Sering juga bapak-bapak yang sedang bersantap di suatu rumah makan membeli koran. Di hadapannya terhidang makanan minuman yang tampak lezat. Terpikir, ”Semoga suatu saat nanti aku pun bisa makan seperti ini.”
Ada pula pasangan suami-istri yang suka membeli koran di rumah yang bagus. Terpikir, ”Semoga aku pun nanti bisa demikian. Plus menikah usia 25 tahun, naik haji usia 40 tahun.”
Dengan berjualan koran, selain mendapat penghasilan, aku bisa membaca berita, pendapat para tokoh, hiburan, dan yang lainnya sehingga aku tegar dalam hidup.
Aku berjualan koran karena ekonomi orangtua kurang. Setelah lulus SD di Desa Maleber Kabupaten Kuningan, Juni 1964, Bibi (adik ibu) membawa aku ke Jakarta. Ia memasukkan aku ke Perguruan Da’wah Islamiyah bagian Mu’allimin, diterima di kelas II karena lancar membaca Al-Quran. Tinggal bersama Bibi, pagi membantu paman berjualan gado-gado, siang sekolah.

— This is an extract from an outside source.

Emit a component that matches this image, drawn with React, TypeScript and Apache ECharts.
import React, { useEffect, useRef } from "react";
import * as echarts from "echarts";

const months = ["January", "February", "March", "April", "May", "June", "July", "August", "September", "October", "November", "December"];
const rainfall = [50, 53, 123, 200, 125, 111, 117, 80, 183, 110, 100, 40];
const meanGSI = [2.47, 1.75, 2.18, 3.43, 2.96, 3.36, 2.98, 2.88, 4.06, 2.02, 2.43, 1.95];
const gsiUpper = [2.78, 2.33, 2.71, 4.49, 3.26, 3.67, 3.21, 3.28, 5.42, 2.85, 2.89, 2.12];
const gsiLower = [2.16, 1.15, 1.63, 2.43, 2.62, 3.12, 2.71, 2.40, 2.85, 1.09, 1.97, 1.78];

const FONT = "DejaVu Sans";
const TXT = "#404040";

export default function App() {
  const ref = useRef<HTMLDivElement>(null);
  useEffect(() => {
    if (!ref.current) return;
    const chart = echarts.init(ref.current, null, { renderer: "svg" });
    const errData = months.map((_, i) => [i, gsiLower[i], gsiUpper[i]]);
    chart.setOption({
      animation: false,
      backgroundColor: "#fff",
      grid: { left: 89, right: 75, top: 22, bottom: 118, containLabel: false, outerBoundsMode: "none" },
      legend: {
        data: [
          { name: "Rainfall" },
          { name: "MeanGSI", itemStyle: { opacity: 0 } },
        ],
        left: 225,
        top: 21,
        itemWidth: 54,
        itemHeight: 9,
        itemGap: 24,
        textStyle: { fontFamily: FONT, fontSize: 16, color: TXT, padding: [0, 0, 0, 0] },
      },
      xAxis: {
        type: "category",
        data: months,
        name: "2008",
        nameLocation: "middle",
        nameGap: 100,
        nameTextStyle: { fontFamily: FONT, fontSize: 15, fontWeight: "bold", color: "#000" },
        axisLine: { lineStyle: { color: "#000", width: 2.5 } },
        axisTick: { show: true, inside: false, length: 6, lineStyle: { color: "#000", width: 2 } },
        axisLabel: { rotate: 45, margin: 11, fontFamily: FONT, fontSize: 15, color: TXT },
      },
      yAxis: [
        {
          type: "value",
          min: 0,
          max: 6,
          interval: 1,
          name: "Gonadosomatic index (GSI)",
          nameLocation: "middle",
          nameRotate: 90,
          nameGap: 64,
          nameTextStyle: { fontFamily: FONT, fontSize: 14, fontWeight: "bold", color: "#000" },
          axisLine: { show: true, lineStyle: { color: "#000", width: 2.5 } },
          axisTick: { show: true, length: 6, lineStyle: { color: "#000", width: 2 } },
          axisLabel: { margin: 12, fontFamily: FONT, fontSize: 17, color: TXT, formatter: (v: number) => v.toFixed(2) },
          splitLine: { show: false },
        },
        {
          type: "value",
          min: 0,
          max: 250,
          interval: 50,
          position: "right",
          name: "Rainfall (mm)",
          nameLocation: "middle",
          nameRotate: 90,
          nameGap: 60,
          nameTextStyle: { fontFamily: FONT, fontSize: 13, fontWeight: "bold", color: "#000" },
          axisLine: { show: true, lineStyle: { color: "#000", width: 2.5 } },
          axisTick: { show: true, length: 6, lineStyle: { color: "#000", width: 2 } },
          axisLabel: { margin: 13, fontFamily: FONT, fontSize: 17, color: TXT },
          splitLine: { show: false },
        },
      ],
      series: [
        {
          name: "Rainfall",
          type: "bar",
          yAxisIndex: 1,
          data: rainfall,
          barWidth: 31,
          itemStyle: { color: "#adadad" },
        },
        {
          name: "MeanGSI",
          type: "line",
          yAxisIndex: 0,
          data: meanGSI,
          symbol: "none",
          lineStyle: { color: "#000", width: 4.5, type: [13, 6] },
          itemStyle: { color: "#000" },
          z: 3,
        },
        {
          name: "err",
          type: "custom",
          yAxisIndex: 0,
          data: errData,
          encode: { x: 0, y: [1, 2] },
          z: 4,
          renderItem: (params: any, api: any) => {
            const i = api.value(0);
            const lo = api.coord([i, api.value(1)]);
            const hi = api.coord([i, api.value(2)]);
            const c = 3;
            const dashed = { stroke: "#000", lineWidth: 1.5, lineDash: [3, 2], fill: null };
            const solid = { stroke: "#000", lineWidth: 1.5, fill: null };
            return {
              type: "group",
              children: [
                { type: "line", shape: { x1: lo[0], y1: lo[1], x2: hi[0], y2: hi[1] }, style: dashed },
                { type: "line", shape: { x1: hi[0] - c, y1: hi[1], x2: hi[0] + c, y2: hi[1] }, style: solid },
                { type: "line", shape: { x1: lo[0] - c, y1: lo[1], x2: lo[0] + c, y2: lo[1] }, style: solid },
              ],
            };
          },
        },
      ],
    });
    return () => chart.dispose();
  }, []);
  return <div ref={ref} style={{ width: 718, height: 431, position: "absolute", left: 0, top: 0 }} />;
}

Aku pernah menjual rokok, lalu ganti koran. Usai shalat Subuh berangkat ke Lapangan Banteng, belanja koran dan majalah, terus menawarkan.
Hasilnya bisa untuk membayar biaya sekolah, membantu orangtua, dan biaya sekolah dua orang adik di kampung.
Beberapa impian di masa lalu alhamdulillah kesampaian. Profesi berjualan koran berlanjut menjadi staf redaksi di Penerbit Buku NV Bulan Bintang. Aku kerja sambil kuliah. Lulus sarjana hukum 1976, aku pindah ke perusahaan asuransi. Tahun 1980 pindah ke Bank Ekspor Impor (Eksim) Indonesia.
Aku menikah tahun 1977. Saat dinas di Jayapura, Bank Eksim bergabung menjadi Bank Mandiri tahun 1999. Aku ikut program pensiun sukarela dan kembali ke Jakarta.
Ahmad SayutiJl Cipinang Lontar II, Pulo Gadung, Jakarta Timur
Perpanjangan SIM
Saya hendak menyampaikan kesulitan yang saya alami saat hendak memperpanjang SIM, nomor 80021205974538 atas nama Ferdinand.
Pada 21 Januari 2022 (sebulan sebelum jatuh tempo masa berlaku SIM) saya mendatangi Kantor Satlantas Polres Parepare, Jalan Andi Isa.
Namun, petugas tidak bisa melayani perpanjangan SIM saya. Katanya, setelah dicek di aplikasi internal, nomor SIM saya tidak teridentifikasi. Padahal, SIM masih berlaku sampai 21 Februari 2022. SIM dibuat ketika saya tinggal di Jakarta dan sekarang saya berdomisili di Kota Parepare.
Saya kemudian mencoba memperpanjang SIM melalui aplikasi Digital Korlantas. Namun, upaya gagal pada bagian verifikasi dokumen, saat saya memasukkan nomor SIM.
Saya menghubungi Korlantas Polri lewat aplikasi Whatsapp 0811-9152-600 dan 0811-8689-088 sekalian memohon pengecekan nomor SIM saya. Namun, jawaban tidak memuaskan.
Saya mohon Kepolisian RI menindaklanjuti agar proses perpanjangan SIM saya dapat segera dilakukan.